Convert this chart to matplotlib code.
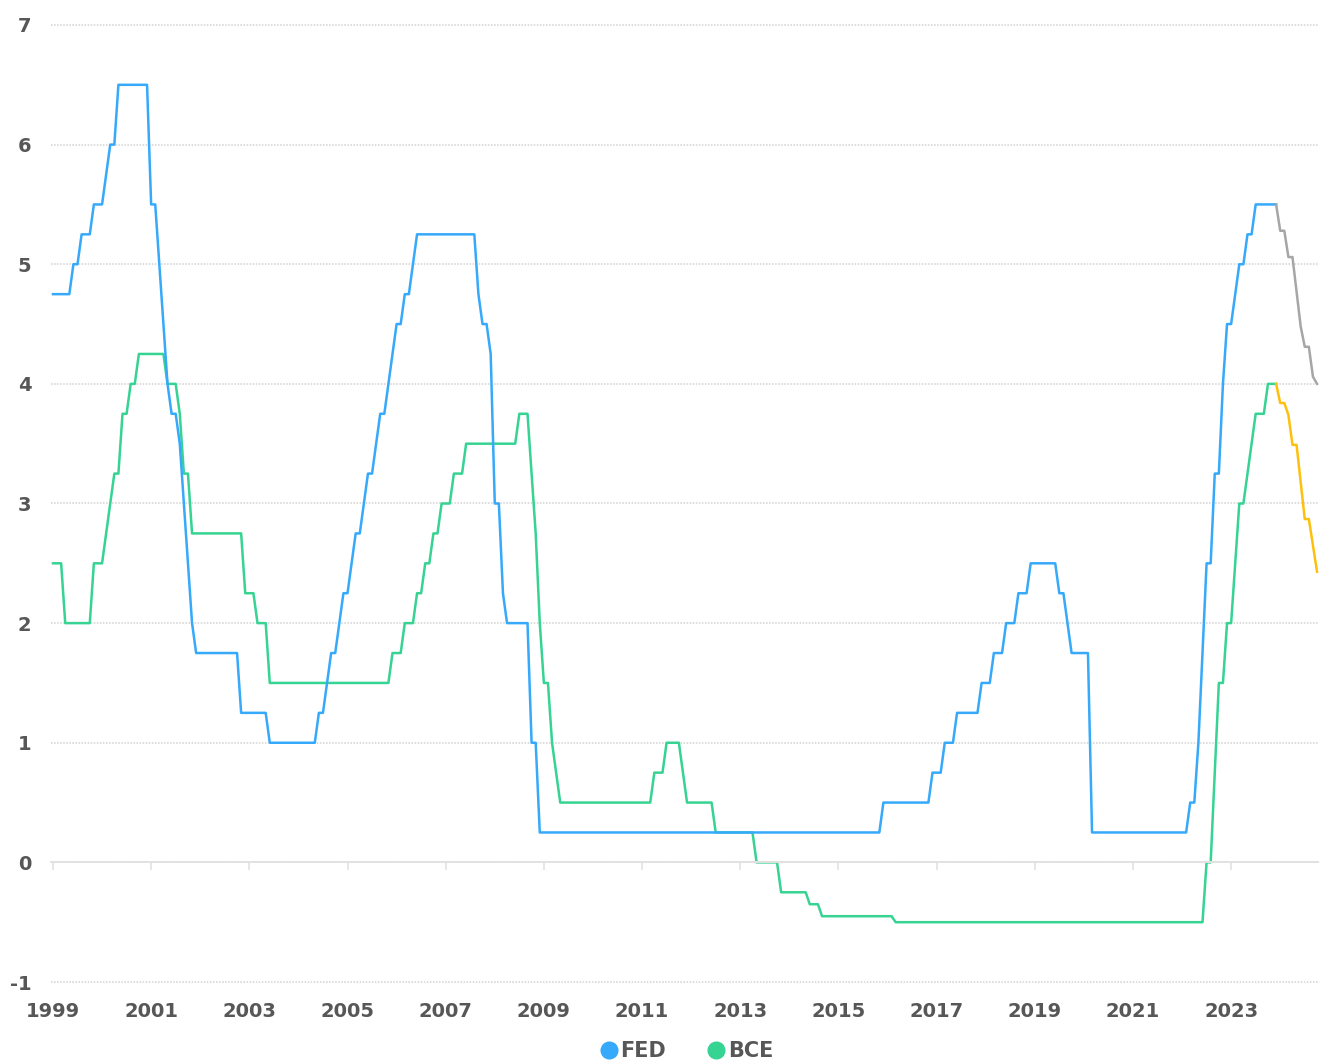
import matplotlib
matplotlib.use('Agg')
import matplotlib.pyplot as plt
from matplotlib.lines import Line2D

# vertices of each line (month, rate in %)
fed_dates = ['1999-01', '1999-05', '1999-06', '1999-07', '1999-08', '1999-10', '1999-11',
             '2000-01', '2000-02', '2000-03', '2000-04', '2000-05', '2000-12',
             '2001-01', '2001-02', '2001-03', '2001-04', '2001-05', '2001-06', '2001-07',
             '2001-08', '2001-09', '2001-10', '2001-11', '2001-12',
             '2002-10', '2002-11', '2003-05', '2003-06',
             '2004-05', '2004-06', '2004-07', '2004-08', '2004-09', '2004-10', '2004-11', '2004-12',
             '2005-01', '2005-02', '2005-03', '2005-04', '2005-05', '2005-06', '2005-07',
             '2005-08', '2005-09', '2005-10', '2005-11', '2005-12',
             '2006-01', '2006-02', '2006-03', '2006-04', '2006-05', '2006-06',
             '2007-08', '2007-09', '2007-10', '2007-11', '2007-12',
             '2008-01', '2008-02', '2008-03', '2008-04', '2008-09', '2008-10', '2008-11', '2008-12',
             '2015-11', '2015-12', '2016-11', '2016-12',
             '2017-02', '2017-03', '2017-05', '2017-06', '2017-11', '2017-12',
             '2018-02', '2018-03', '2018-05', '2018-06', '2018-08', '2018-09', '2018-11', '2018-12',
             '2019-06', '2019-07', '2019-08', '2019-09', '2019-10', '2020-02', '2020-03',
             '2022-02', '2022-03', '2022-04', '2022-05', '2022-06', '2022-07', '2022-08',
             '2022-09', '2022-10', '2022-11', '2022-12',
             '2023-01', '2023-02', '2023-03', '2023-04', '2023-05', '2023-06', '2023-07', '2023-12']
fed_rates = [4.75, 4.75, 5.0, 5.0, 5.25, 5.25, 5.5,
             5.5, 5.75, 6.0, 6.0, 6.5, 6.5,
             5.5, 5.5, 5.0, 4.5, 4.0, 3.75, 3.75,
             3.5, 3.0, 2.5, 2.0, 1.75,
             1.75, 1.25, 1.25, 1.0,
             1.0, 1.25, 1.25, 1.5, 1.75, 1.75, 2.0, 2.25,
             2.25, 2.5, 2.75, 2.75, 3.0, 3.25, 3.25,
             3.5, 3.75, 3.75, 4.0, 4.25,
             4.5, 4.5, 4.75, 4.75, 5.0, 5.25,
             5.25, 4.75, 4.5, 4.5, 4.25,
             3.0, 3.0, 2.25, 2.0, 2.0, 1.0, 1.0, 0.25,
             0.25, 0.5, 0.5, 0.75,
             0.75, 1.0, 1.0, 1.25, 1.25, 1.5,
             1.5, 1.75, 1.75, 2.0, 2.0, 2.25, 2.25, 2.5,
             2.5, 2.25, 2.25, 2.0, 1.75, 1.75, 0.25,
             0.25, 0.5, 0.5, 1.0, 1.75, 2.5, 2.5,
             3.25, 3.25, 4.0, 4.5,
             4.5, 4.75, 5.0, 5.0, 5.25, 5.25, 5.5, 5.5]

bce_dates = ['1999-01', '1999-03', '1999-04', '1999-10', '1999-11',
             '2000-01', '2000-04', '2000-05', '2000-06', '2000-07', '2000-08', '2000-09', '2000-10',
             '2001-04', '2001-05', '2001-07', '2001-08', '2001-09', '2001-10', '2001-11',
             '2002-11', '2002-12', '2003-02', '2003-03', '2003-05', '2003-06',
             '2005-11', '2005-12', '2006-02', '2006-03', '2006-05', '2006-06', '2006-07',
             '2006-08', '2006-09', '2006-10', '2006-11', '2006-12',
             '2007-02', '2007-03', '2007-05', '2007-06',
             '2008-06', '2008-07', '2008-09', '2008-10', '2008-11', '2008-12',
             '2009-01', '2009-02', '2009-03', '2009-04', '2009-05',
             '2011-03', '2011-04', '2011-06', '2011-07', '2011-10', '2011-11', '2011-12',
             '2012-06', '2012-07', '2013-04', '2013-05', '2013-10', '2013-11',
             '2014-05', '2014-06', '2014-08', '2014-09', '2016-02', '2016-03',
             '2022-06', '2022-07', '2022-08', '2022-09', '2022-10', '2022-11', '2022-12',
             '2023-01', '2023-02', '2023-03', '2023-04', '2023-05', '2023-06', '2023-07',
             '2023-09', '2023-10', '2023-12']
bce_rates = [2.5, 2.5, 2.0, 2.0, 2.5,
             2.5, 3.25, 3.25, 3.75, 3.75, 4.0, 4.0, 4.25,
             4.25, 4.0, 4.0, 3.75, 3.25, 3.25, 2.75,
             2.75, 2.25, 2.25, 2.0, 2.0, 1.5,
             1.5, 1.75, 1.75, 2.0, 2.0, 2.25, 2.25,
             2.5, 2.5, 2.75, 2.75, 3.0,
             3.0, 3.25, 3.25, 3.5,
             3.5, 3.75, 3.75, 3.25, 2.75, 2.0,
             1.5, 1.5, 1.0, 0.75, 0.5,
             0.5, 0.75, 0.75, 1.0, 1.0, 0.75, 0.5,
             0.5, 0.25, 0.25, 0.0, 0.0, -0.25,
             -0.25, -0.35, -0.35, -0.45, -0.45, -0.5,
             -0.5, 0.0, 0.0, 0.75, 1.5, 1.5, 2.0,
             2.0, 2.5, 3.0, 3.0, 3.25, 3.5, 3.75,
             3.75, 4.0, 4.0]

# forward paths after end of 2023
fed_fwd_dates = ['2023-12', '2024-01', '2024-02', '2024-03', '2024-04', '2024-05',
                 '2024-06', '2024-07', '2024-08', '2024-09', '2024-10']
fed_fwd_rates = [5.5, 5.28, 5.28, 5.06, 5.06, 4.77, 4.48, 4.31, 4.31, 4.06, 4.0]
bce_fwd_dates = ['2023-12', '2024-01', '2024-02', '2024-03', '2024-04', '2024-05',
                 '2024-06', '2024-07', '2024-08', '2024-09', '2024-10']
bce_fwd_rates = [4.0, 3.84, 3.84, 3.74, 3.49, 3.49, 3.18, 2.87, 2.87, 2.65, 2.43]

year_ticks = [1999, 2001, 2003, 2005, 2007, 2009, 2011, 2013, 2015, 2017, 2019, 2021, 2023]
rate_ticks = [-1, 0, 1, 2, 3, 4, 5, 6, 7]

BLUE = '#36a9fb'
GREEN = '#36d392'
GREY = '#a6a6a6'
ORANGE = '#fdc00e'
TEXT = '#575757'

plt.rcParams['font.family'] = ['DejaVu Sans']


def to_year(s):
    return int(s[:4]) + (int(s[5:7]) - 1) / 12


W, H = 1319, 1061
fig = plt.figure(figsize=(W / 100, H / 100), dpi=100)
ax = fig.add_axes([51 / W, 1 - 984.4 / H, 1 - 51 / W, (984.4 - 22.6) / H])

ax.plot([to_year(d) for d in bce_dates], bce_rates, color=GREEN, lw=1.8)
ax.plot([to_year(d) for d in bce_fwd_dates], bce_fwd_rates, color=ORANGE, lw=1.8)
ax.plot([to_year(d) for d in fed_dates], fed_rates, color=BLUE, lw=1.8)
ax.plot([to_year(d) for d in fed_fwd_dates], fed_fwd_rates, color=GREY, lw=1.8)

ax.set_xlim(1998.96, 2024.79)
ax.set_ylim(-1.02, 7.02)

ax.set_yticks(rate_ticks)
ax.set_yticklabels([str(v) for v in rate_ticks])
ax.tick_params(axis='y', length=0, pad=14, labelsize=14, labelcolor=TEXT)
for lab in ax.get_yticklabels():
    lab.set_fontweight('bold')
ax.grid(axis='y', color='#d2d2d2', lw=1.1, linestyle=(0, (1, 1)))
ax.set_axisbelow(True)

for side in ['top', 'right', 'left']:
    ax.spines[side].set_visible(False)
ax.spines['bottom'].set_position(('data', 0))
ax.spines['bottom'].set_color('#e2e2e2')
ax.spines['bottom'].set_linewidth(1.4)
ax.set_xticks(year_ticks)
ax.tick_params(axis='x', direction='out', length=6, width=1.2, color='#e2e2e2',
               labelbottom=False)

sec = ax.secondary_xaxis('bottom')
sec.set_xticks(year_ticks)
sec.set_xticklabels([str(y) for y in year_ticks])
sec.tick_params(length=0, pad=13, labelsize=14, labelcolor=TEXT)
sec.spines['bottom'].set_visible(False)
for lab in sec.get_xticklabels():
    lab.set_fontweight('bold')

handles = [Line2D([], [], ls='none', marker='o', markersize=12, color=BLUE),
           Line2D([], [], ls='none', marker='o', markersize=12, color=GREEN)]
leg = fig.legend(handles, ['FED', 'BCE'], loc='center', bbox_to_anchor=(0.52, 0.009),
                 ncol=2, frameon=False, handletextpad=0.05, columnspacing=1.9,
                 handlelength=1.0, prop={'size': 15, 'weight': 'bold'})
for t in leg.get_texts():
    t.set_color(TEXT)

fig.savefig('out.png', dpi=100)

__Directive__. Take the material above from its first line through the line holding "from matplotlib.lines import Line2D" and set it down exactly, without the pictures.

__Output for this task__.
Convert this chart to matplotlib code.
import matplotlib
matplotlib.use('Agg')
import matplotlib.pyplot as plt
from matplotlib.lines import Line2D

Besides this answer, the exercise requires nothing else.